The most familiar example of mathematical edifices constructed on untested or even untestable premisses is, of course, Euclid's assumption that parallel lines would never intersect (i.e., a claim about infinity). The history of challenges to that untestable premiss, the basis of all "Euclidean geometry", is amazing -- of course eventually leading to development of non-Euclidean geometry. But I saw in a recent article by Guth & Kaiser (Science 307, 11 Feb. 2005, p. 884) that our universe does seem to be Euclidean: with the value unity if it's "flat", the latest experimental results show the value to be between 0.990 and 1.03 .

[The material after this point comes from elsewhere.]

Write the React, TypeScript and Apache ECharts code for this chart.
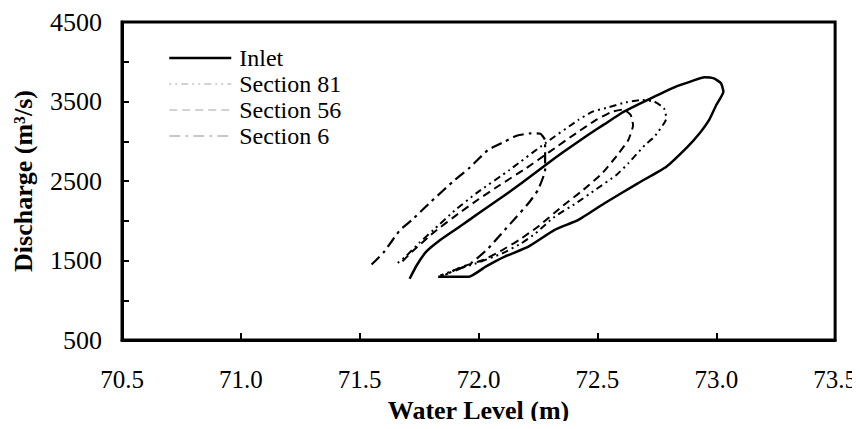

In addition, you might want to explore another fundamental premiss of math, which I've never seen anyone do (but probably someone has). Russell's famous attempt (with Whitehead) to develop algebra from logic (leading to the huge Principia Mathematica, about which he famously quipped that it proved there were three feet in a yard!) was of course based on Aristotelean logic, in turn based on the scientific results (discovered by fish and monkeys) that things exist (A is A) and are distinct (A is not not-A). From that, and definitions about numbers, algebra follows.

Meanwhile, though, in reality, things don't necessarily remain distinct. Applying Aristotle's logic to people, for example, runs into brick walls -- because we change: you are, and simultaneously you're not, the same person you were a minute ago. As you can find on the web, many advances have been made in understanding how to modify logic to account for such changes (in fact, if you think about it, that's the thrust of calculus), but even for inanimate things, they needn't remain distinct -- so our Aristotelean logic (and resulting algebra) fails.

For example, if you have one apple and then get another apple, you have two (distinct) apples, but if one cosmic Black Hole merges with another, then how many are there? Or simpler: if you have one hole in your jeans and then get another hole in your jeans adjacent to the first hole, then how many holes do you have in your jeans? In such cases, 1 + 1 = 1. Admittedly they're bigger "holes", but if a Black Hole is actually a reconstruction of the "total nothingnes", then you'd have 1 + 1 = 0 -- or in that case, would it be the inspiring result 0 + 0 = 0 ? I don't know if there's a branch of pure math (which, then, actually, should be a branch of applied math!) developed to handle such cases. Can anyone enlighten me on that, too?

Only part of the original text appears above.